## Written problem
Leave the pictures out and retype the lines from the beginning through the line with "(goaltext) [goaltextstyle] at", both ends included.

'''

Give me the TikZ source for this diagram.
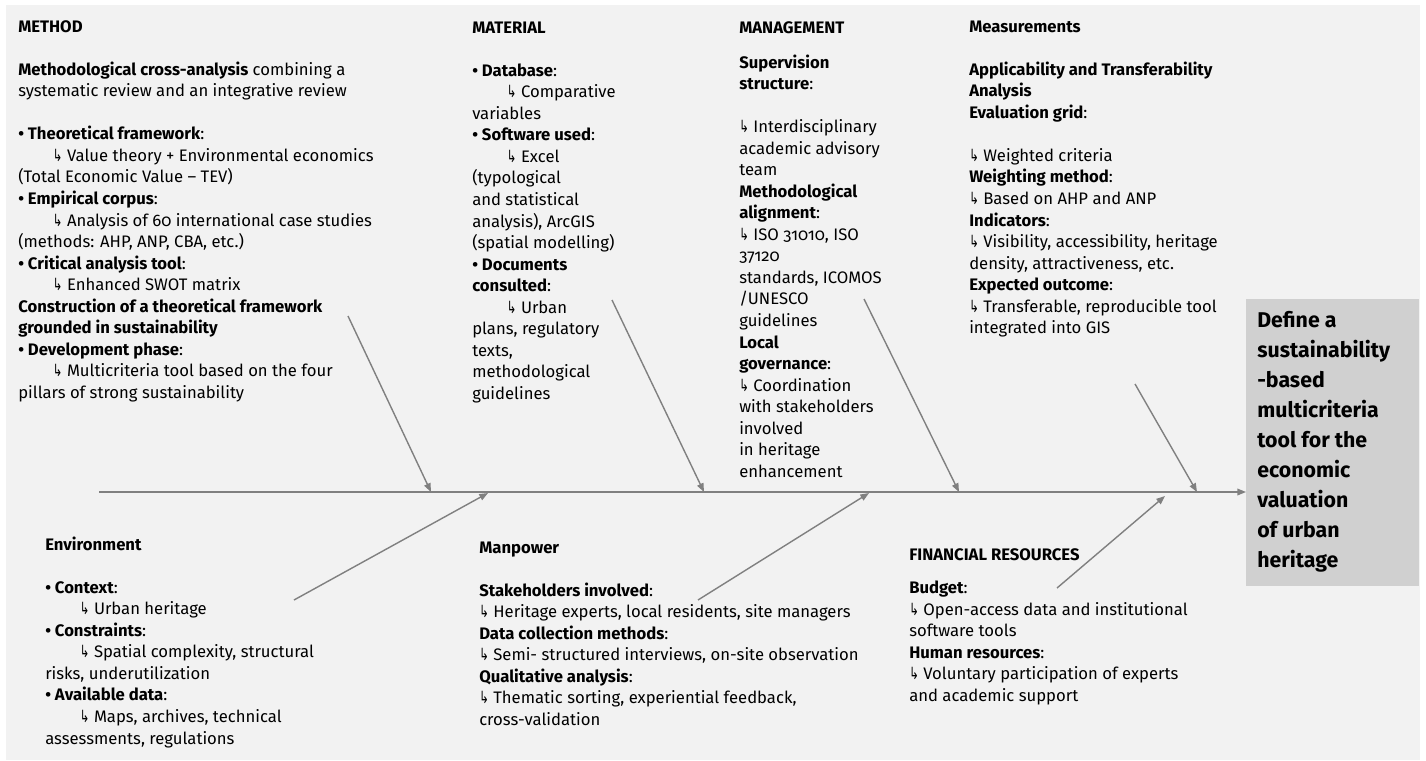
\documentclass[tikz,border=0pt]{standalone}
\usepackage{fontspec}
\usepackage{graphicx}
\setmainfont{Fira Sans}[Numbers=OldStyle]
\newfontfamily\arrowfont{DejaVu Sans}
\usetikzlibrary{arrows.meta}
\definecolor{bg}{HTML}{F2F2F2}
\definecolor{goalfill}{HTML}{D0D0D0}
\definecolor{bonecol}{HTML}{808080}
\newcommand{\sub}{\scalebox{0.72}[1.05]{\arrowfont\fontsize{12}{16}\selectfont ↳}}
\newcommand{\ind}{\hspace*{26pt}}
% every text block hangs from its top edge; the leading strut fixes the first baseline
\tikzset{
  blocktext/.style={anchor=north west, align=left, inner sep=0pt,
    font=\fontsize{12.5}{16.15}\selectfont, text=black},
  goaltextstyle/.style={anchor=north west, align=left, inner sep=0pt,
    font=\fontsize{16}{22.5}\selectfont\bfseries, text=black},
  bone/.style={draw=bonecol, line width=1.05pt,
    -{Triangle[length=6.5pt,width=5pt]}},
}
\begin{document}
\begin{tikzpicture}[x=0.75pt,y=-0.75pt]
\useasboundingbox (0,0) rectangle (1426,760);
\fill[white] (0,0) rectangle (1426,760);
\fill[bg] (6,5) rectangle (1420,760);

% effect box
\node (goal) [fill=goalfill, anchor=north west, inner sep=0pt,
  minimum width=129.75pt, minimum height=215.25pt] at (1246,299) {};
\node (goaltext) [goaltextstyle] at (1257,306) {\strut Define a\\sustainability\\-based\\multicriteria\\tool for the\\economic\\valuation\\of urban\\heritage};

% upper categories
\node (method) [blocktext] at (18,16.9) {\strut\textbf{METHOD}\\[16.15pt]
\textbf{Methodological cross-analysis} combining a\\
systematic review and an integrative review\\[16.15pt]
\textbf{• Theoretical framework}:\\
\ind\sub\ Value theory + Environmental economics\\
(Total Economic Value – TEV)\\
\textbf{• Empirical corpus}:\\
\ind\sub\ Analysis of 60 international case studies\\
(methods: AHP, ANP, CBA, etc.)\\
\textbf{• Critical analysis tool}:\\
\ind\sub\ Enhanced SWOT matrix\\
\textbf{Construction of a theoretical framework}\\
\textbf{grounded in sustainability}\\
\textbf{• Development phase}:\\
\ind\sub\ Multicriteria tool based on the four\\
pillars of strong sustainability};

\node (material) [blocktext] at (472,17.9) {\strut\textbf{MATERIAL}\\[16.15pt]
\textbf{• Database}:\\
\ind\sub\ Comparative\\
variables\\
\textbf{• Software used}:\\
\ind\sub\ Excel\\
(typological\\
and statistical\\
analysis), ArcGIS\\
(spatial modelling)\\
\textbf{• Documents}\\
\textbf{consulted}:\\
\ind\sub\ Urban\\
plans, regulatory\\
texts,\\
methodological\\
guidelines};

\node (management) [blocktext] at (739,17.9) {\strut\textbf{MANAGEMENT}\\[10pt]
\textbf{Supervision}\\
\textbf{structure}:\\[16.15pt]
\sub\ Interdisciplinary\\
academic advisory\\
team\\
\textbf{Methodological}\\
\textbf{alignment}:\\
\sub\ ISO 31010, ISO\\
37120\\
standards, ICOMOS\\
/UNESCO\\
guidelines\\
\textbf{Local}\\
\textbf{governance}:\\
\sub\ Coordination\\
with stakeholders\\
involved\\
in heritage\\
enhancement};

\node (measure) [blocktext] at (969,16.9) {\strut\textbf{Measurements}\\[16.15pt]
\textbf{Applicability and Transferability}\\
\textbf{Analysis}\\
\textbf{Evaluation grid}:\\[16.15pt]
\sub\ Weighted criteria\\
\textbf{Weighting method}:\\
\sub\ Based on AHP and ANP\\
\textbf{Indicators}:\\
\sub\ Visibility, accessibility, heritage\\
density, attractiveness, etc.\\
\textbf{Expected outcome}:\\
\sub\ Transferable, reproducible tool\\
integrated into GIS};

% lower categories
\node (environment) [blocktext] at (45,534.9) {\strut\textbf{Environment}\\[16.15pt]
\textbf{• Context}:\\
\ind\sub\ Urban heritage\\
\textbf{• Constraints}:\\
\ind\sub\ Spatial complexity, structural\\
risks, underutilization\\
\textbf{• Available data}:\\
\ind\sub\ Maps, archives, technical\\
assessments, regulations};

\node (manpower) [blocktext] at (479,537.9) {\strut\textbf{Manpower}\\[16.15pt]
\textbf{Stakeholders involved}:\\
\sub\ Heritage experts, local residents, site managers\\
\textbf{Data collection methods}:\\
\sub\ Semi- structured interviews, on-site observation\\
\textbf{Qualitative analysis}:\\
\sub\ Thematic sorting, experiential feedback,\\
cross-validation};

\node (finance) [blocktext] at (909,544.9) {\strut\textbf{FINANCIAL RESOURCES}\\[9pt]
\textbf{Budget}:\\
\sub\ Open-access data and institutional\\
software tools\\
\textbf{Human resources}:\\
\sub\ Voluntary participation of experts\\
and academic support};

% spine and bones
\coordinate (s0) at (99,492);
\draw[bone] (s0) -- (goal.west |- s0);

\coordinate (methodtail) at (348,316);
\coordinate (methodhead) at (431,492);
\coordinate (envtail) at (294,600);
\coordinate (envhead) at (488,493);
\coordinate (materialtail) at (612,300);
\coordinate (materialhead) at (704,492);
\coordinate (mgmttail) at (864,299);
\coordinate (mgmthead) at (959,492);
\coordinate (manpowertail) at (698,600);
\coordinate (manpowerhead) at (869,493);
\coordinate (financetail) at (1057,588);
\coordinate (financehead) at (1165,496);
\coordinate (measuretail) at (1135,384);
\coordinate (measurehead) at (1197,492);

\draw[bone] (methodtail) -- (methodhead);
\draw[bone] (envtail) -- (envhead);
\draw[bone] (materialtail) -- (materialhead);
\draw[bone] (mgmttail) -- (mgmthead);
\draw[bone] (manpowertail) -- (manpowerhead);
\draw[bone] (financetail) -- (financehead);
\draw[bone] (measuretail) -- (measurehead);
\end{tikzpicture}
\end{document}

'''

## Output
Give me the TikZ source for this diagram.
\documentclass[tikz,border=0pt]{standalone}
\usepackage{fontspec}
\usepackage{graphicx}
\setmainfont{Fira Sans}[Numbers=OldStyle]
\newfontfamily\arrowfont{DejaVu Sans}
\usetikzlibrary{arrows.meta}
\definecolor{bg}{HTML}{F2F2F2}
\definecolor{goalfill}{HTML}{D0D0D0}
\definecolor{bonecol}{HTML}{808080}
\newcommand{\sub}{\scalebox{0.72}[1.05]{\arrowfont\fontsize{12}{16}\selectfont ↳}}
\newcommand{\ind}{\hspace*{26pt}}
% every text block hangs from its top edge; the leading strut fixes the first baseline
\tikzset{
  blocktext/.style={anchor=north west, align=left, inner sep=0pt,
    font=\fontsize{12.5}{16.15}\selectfont, text=black},
  goaltextstyle/.style={anchor=north west, align=left, inner sep=0pt,
    font=\fontsize{16}{22.5}\selectfont\bfseries, text=black},
  bone/.style={draw=bonecol, line width=1.05pt,
    -{Triangle[length=6.5pt,width=5pt]}},
}
\begin{document}
\begin{tikzpicture}[x=0.75pt,y=-0.75pt]
\useasboundingbox (0,0) rectangle (1426,760);
\fill[white] (0,0) rectangle (1426,760);
\fill[bg] (6,5) rectangle (1420,760);

% effect box
\node (goal) [fill=goalfill, anchor=north west, inner sep=0pt,
  minimum width=129.75pt, minimum height=215.25pt] at (1246,299) {};
\node (goaltext) [goaltextstyle] at (1257,306) {\strut Define a\\sustainability\\-based\\multicriteria\\tool for the\\economic\\valuation\\of urban\\heritage};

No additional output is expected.